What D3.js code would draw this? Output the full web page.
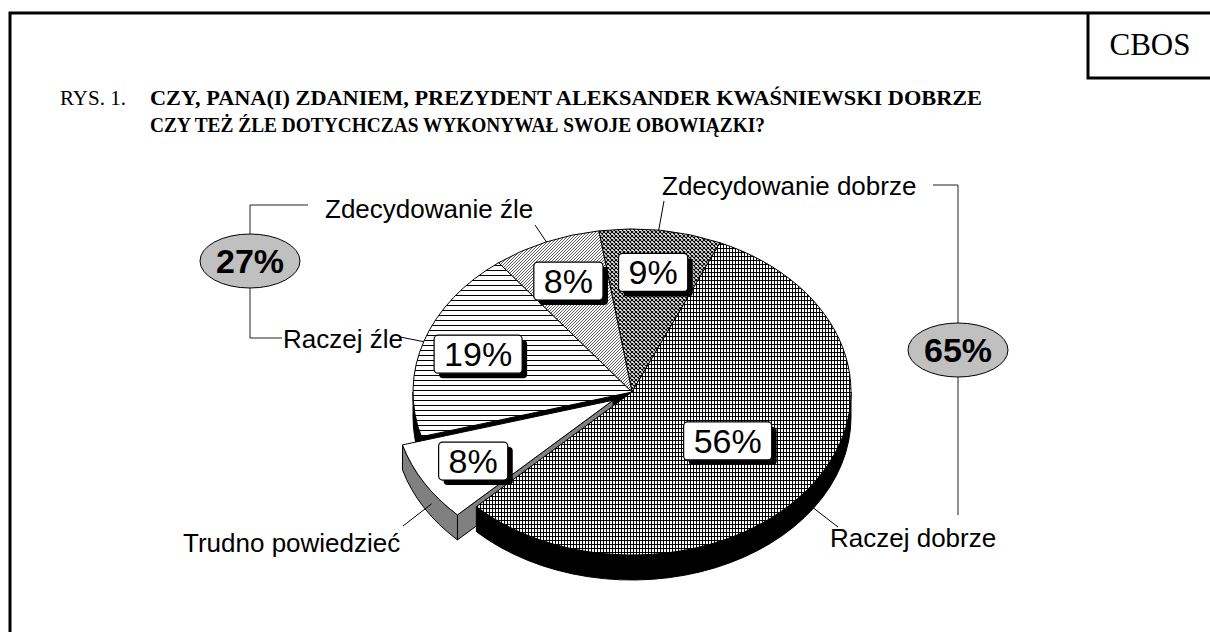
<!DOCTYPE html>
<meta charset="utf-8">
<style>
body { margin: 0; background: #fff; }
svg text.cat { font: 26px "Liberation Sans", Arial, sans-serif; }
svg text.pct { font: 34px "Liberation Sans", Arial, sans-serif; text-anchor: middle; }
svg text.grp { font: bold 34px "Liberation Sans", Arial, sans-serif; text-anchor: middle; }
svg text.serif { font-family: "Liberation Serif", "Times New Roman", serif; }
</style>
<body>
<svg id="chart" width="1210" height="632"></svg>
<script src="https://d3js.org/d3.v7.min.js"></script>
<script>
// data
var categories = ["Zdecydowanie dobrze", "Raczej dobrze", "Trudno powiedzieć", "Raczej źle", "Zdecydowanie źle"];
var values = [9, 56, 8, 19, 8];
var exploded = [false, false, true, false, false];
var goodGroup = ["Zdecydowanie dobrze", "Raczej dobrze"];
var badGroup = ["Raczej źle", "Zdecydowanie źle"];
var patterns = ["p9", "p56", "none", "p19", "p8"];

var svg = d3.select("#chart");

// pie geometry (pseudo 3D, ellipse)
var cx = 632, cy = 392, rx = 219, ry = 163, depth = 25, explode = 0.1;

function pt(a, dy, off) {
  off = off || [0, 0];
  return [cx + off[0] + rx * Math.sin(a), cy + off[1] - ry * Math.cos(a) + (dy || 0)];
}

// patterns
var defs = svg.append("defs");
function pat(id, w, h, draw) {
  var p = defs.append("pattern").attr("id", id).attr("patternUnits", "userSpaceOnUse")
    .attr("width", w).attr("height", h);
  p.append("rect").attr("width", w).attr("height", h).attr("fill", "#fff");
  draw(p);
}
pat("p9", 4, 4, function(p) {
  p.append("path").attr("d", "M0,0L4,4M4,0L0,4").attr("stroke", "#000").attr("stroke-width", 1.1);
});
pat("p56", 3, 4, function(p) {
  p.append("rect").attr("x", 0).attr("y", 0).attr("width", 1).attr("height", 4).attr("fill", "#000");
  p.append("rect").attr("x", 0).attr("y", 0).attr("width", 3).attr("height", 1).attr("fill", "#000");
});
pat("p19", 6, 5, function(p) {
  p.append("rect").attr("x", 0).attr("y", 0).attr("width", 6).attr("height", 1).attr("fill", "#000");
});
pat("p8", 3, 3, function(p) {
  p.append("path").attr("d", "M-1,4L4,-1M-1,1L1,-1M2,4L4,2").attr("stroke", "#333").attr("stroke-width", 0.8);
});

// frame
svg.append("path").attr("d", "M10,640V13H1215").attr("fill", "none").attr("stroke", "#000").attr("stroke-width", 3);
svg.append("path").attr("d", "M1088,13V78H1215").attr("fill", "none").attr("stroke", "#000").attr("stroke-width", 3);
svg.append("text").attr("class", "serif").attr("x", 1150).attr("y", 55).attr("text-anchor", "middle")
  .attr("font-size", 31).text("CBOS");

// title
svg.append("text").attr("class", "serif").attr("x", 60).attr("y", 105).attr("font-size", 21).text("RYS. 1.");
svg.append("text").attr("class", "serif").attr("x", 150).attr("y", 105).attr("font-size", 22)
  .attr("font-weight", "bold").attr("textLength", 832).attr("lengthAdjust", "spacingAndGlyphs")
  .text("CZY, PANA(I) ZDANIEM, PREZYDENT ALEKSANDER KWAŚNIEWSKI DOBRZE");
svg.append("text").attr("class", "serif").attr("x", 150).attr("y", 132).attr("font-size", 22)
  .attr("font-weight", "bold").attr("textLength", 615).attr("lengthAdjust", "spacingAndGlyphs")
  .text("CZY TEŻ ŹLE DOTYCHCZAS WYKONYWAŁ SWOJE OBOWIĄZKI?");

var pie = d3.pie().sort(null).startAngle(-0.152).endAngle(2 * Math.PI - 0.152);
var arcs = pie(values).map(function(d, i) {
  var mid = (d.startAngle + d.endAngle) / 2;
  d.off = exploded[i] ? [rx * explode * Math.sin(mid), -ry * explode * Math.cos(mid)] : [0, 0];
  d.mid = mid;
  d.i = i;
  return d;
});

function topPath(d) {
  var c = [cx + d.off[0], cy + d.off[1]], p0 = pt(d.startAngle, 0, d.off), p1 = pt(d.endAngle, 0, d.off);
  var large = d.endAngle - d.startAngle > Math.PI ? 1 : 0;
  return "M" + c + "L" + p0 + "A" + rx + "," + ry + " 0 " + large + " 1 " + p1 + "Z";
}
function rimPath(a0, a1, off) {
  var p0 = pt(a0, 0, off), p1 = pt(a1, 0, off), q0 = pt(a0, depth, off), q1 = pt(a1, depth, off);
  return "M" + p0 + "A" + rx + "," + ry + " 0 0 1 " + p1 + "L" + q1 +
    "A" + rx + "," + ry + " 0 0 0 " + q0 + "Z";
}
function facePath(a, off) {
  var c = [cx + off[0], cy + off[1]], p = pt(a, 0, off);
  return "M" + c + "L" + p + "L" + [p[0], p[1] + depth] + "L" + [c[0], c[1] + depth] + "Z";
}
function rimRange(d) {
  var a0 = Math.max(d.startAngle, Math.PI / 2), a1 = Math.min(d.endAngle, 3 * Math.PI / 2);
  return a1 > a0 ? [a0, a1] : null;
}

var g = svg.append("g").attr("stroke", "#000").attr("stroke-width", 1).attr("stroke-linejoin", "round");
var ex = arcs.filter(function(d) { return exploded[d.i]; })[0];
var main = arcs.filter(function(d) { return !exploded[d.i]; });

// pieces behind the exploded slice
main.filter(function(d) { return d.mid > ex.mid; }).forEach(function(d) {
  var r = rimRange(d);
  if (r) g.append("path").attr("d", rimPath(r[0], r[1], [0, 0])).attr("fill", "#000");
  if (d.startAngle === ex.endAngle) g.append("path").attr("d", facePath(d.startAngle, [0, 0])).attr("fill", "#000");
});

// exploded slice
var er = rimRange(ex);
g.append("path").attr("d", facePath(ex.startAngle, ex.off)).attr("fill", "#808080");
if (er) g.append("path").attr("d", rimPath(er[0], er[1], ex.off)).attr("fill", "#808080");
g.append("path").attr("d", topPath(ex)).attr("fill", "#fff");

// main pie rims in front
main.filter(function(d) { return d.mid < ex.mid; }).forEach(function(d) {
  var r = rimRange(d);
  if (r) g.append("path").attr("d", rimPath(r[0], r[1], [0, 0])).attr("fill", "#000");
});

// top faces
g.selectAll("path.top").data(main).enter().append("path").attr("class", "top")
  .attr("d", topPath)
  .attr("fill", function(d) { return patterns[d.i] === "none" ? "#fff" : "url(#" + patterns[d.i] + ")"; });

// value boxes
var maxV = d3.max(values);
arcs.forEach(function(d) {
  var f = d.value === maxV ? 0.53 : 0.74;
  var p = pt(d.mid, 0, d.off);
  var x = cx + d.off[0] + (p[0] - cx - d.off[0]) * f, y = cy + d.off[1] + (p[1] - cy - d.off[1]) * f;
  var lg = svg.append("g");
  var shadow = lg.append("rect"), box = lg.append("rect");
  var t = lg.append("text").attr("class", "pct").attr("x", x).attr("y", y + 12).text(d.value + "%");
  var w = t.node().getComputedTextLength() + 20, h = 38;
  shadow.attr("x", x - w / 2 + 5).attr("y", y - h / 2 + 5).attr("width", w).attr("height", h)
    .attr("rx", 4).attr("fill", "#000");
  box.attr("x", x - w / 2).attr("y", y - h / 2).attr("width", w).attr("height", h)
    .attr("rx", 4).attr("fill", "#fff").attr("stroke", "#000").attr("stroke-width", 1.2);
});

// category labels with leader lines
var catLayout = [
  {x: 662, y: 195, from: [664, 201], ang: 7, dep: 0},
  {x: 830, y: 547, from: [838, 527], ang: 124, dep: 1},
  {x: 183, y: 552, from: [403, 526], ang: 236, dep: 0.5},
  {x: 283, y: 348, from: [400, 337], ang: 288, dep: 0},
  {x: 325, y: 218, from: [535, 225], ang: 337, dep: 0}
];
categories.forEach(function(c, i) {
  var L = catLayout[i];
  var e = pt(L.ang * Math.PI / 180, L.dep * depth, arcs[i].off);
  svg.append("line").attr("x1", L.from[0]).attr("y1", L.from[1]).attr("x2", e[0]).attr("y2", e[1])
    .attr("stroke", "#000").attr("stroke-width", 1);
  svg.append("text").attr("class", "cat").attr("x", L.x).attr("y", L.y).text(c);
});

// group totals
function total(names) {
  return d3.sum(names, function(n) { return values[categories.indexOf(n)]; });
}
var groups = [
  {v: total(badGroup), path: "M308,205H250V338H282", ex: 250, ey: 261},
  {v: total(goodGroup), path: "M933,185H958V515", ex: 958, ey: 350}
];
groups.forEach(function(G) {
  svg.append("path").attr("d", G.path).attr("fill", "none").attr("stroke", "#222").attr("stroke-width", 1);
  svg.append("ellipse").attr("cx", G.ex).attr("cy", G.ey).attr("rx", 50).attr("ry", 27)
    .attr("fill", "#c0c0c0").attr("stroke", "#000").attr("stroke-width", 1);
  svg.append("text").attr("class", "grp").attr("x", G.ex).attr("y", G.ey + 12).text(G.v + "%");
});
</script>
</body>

____________________

Task objective: Your task is to return the lines above, from the first one up to and including the line containing "var cx = 632, cy", minus any pictures.

Response to the task:
What D3.js code would draw this? Output the full web page.
<!DOCTYPE html>
<meta charset="utf-8">
<style>
body { margin: 0; background: #fff; }
svg text.cat { font: 26px "Liberation Sans", Arial, sans-serif; }
svg text.pct { font: 34px "Liberation Sans", Arial, sans-serif; text-anchor: middle; }
svg text.grp { font: bold 34px "Liberation Sans", Arial, sans-serif; text-anchor: middle; }
svg text.serif { font-family: "Liberation Serif", "Times New Roman", serif; }
</style>
<body>
<svg id="chart" width="1210" height="632"></svg>
<script src="https://d3js.org/d3.v7.min.js"></script>
<script>
// data
var categories = ["Zdecydowanie dobrze", "Raczej dobrze", "Trudno powiedzieć", "Raczej źle", "Zdecydowanie źle"];
var values = [9, 56, 8, 19, 8];
var exploded = [false, false, true, false, false];
var goodGroup = ["Zdecydowanie dobrze", "Raczej dobrze"];
var badGroup = ["Raczej źle", "Zdecydowanie źle"];
var patterns = ["p9", "p56", "none", "p19", "p8"];

var svg = d3.select("#chart");

// pie geometry (pseudo 3D, ellipse)
var cx = 632, cy = 392, rx = 219, ry = 163, depth = 25, explode = 0.1;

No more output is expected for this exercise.